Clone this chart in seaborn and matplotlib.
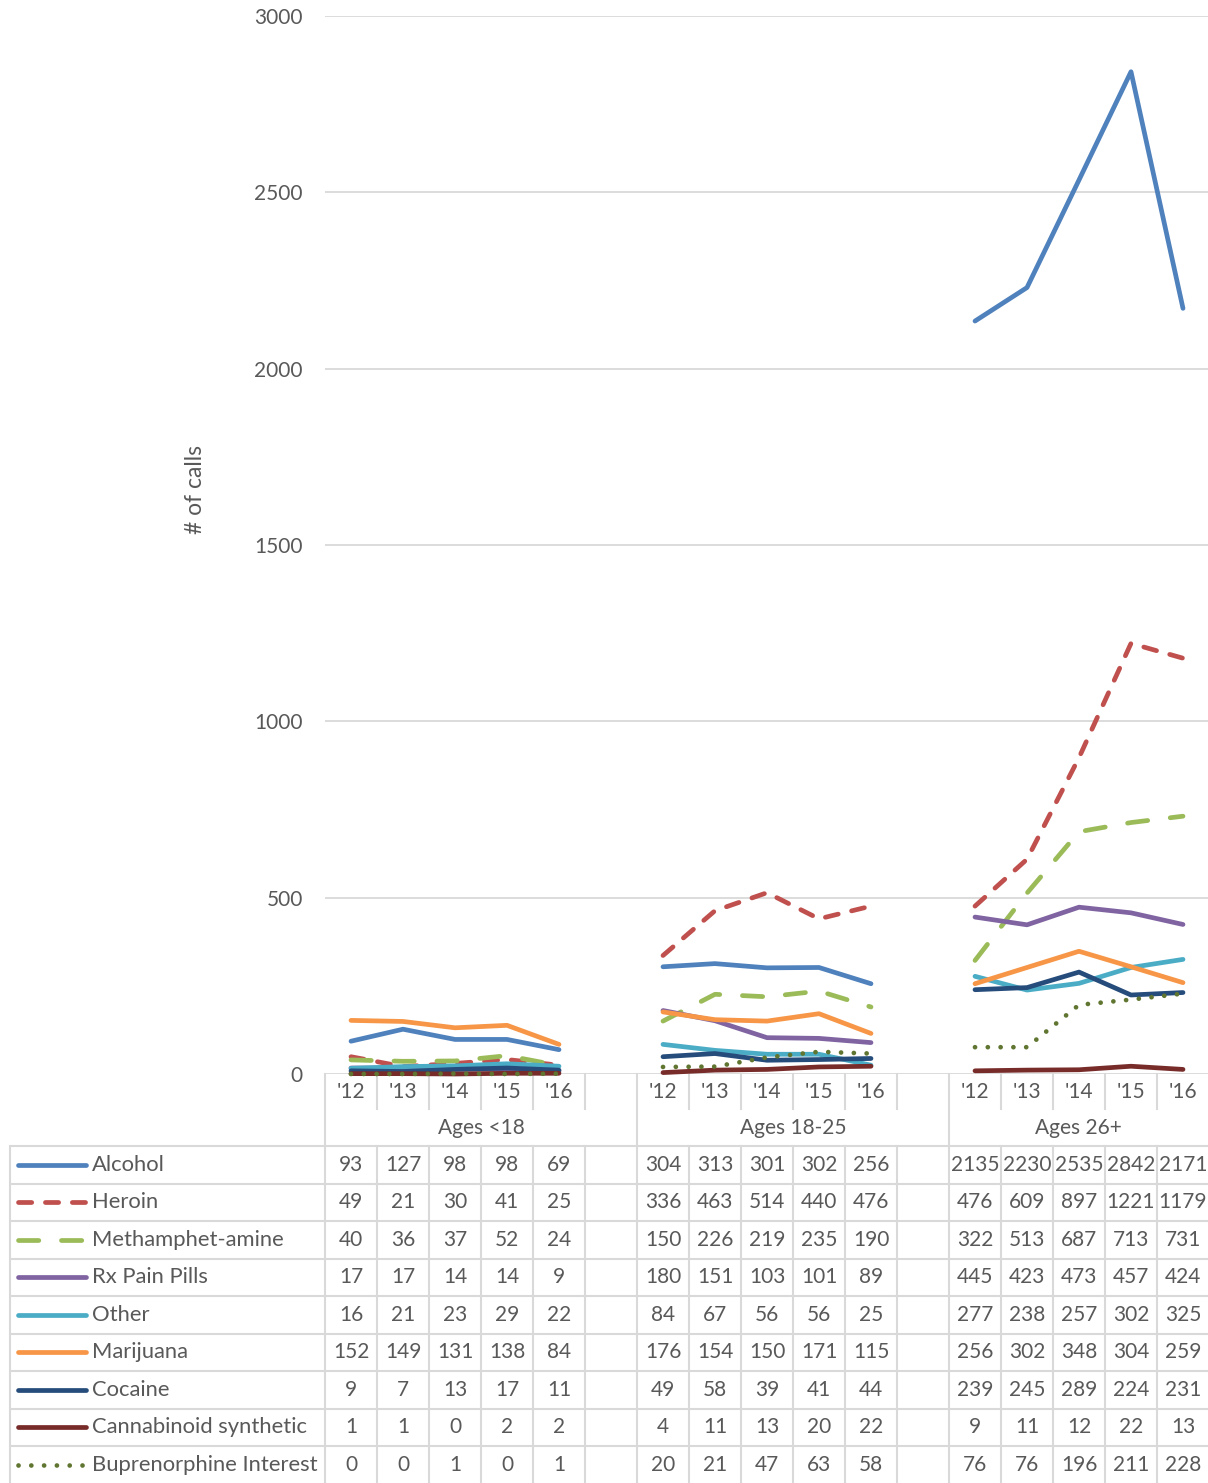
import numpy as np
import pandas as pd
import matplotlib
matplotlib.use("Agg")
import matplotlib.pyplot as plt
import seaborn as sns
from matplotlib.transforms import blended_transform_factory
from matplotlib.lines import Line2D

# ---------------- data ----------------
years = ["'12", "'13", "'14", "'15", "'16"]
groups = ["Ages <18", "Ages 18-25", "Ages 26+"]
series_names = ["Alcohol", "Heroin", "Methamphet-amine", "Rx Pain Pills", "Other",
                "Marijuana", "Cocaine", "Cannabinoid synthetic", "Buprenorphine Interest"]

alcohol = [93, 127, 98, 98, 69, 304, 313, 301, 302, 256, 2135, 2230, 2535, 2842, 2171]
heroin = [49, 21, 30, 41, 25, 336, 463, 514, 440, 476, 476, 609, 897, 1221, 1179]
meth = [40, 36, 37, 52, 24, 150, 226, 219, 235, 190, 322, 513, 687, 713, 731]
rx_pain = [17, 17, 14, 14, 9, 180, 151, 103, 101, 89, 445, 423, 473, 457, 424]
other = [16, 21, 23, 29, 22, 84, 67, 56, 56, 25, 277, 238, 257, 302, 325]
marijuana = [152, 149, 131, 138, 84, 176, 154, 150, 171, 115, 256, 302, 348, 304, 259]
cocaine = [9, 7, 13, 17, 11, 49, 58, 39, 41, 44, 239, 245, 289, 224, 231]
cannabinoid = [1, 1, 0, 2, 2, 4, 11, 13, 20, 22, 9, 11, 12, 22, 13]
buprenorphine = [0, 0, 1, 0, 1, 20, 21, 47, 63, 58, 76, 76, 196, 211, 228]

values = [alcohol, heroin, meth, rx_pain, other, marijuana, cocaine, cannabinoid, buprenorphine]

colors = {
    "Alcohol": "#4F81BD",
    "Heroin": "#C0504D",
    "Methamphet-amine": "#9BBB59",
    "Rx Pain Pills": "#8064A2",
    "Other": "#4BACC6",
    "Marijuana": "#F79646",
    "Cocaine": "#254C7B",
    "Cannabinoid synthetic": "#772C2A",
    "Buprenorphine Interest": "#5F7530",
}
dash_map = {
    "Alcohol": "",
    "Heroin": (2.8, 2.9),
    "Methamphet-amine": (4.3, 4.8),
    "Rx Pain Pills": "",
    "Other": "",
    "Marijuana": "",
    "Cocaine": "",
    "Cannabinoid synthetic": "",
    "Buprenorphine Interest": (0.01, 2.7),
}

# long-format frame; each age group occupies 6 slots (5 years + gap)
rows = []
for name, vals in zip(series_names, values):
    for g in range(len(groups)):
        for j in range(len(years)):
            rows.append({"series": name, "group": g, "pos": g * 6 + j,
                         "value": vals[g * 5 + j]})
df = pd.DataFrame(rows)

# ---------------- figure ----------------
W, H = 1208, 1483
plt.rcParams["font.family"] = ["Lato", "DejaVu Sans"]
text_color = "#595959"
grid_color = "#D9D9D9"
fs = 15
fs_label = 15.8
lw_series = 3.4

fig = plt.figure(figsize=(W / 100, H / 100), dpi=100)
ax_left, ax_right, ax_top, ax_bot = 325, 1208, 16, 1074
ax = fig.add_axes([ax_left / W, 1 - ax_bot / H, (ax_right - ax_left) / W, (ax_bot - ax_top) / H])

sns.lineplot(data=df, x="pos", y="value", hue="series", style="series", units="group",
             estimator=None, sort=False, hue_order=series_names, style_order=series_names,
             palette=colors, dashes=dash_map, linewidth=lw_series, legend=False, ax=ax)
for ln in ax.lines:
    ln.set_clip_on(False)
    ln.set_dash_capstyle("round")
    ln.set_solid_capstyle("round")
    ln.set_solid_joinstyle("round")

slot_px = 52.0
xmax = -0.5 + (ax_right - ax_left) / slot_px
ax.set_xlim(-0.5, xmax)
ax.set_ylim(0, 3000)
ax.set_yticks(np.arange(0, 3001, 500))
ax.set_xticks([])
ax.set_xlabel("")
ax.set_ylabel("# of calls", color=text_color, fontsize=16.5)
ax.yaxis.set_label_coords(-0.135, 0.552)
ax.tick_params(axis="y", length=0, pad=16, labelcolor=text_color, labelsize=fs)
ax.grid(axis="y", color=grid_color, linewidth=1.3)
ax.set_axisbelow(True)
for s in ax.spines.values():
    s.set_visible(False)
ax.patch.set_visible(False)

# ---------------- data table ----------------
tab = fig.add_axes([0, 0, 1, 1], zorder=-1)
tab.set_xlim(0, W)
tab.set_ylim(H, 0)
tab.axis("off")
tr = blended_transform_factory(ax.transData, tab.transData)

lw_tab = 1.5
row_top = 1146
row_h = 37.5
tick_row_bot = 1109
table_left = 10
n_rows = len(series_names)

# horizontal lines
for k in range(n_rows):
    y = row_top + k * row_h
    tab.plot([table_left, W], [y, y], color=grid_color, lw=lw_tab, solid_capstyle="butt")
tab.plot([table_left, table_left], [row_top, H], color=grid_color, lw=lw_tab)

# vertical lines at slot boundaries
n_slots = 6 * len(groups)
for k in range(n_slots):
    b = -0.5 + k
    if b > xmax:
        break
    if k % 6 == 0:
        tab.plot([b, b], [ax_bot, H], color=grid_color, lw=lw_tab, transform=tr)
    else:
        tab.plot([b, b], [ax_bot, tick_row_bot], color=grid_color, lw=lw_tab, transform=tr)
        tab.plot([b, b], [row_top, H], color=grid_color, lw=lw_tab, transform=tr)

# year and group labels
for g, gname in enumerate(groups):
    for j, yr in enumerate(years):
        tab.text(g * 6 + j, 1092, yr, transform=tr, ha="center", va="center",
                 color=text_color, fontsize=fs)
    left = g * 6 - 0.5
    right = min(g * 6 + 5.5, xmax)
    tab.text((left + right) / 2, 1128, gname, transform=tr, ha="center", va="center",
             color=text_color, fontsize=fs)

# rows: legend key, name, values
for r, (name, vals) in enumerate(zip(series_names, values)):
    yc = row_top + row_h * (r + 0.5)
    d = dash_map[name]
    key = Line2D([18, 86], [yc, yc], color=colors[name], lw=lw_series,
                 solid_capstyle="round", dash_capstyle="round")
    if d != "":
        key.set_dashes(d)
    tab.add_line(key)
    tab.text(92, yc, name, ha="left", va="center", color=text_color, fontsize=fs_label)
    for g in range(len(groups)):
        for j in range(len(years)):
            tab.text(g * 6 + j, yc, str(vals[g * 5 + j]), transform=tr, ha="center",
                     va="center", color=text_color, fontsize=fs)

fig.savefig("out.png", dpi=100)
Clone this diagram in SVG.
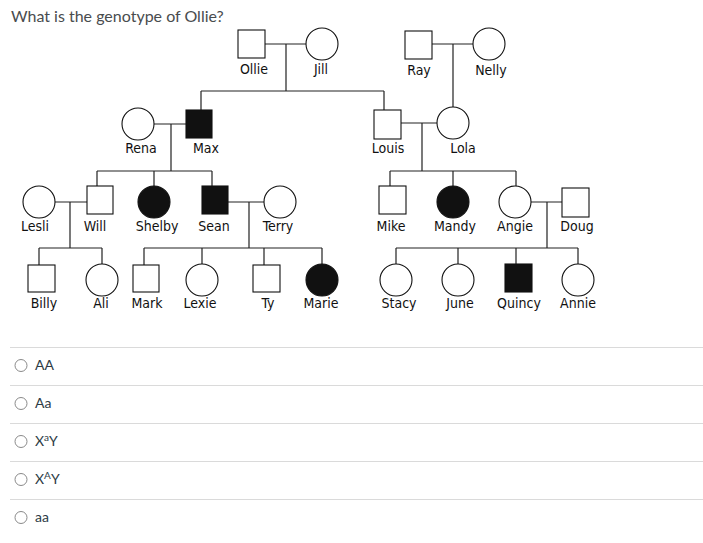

####

> _Exercise details_:
Your task is to reproduce exactly the lines from the start of the data above through the line containing "cocaine, cannabinoid, buprenorphine]", leaving every picture out.

> _Answer to this exercise_:
Clone this chart in seaborn and matplotlib.
import numpy as np
import pandas as pd
import matplotlib
matplotlib.use("Agg")
import matplotlib.pyplot as plt
import seaborn as sns
from matplotlib.transforms import blended_transform_factory
from matplotlib.lines import Line2D

# ---------------- data ----------------
years = ["'12", "'13", "'14", "'15", "'16"]
groups = ["Ages <18", "Ages 18-25", "Ages 26+"]
series_names = ["Alcohol", "Heroin", "Methamphet-amine", "Rx Pain Pills", "Other",
                "Marijuana", "Cocaine", "Cannabinoid synthetic", "Buprenorphine Interest"]

alcohol = [93, 127, 98, 98, 69, 304, 313, 301, 302, 256, 2135, 2230, 2535, 2842, 2171]
heroin = [49, 21, 30, 41, 25, 336, 463, 514, 440, 476, 476, 609, 897, 1221, 1179]
meth = [40, 36, 37, 52, 24, 150, 226, 219, 235, 190, 322, 513, 687, 713, 731]
rx_pain = [17, 17, 14, 14, 9, 180, 151, 103, 101, 89, 445, 423, 473, 457, 424]
other = [16, 21, 23, 29, 22, 84, 67, 56, 56, 25, 277, 238, 257, 302, 325]
marijuana = [152, 149, 131, 138, 84, 176, 154, 150, 171, 115, 256, 302, 348, 304, 259]
cocaine = [9, 7, 13, 17, 11, 49, 58, 39, 41, 44, 239, 245, 289, 224, 231]
cannabinoid = [1, 1, 0, 2, 2, 4, 11, 13, 20, 22, 9, 11, 12, 22, 13]
buprenorphine = [0, 0, 1, 0, 1, 20, 21, 47, 63, 58, 76, 76, 196, 211, 228]

values = [alcohol, heroin, meth, rx_pain, other, marijuana, cocaine, cannabinoid, buprenorphine]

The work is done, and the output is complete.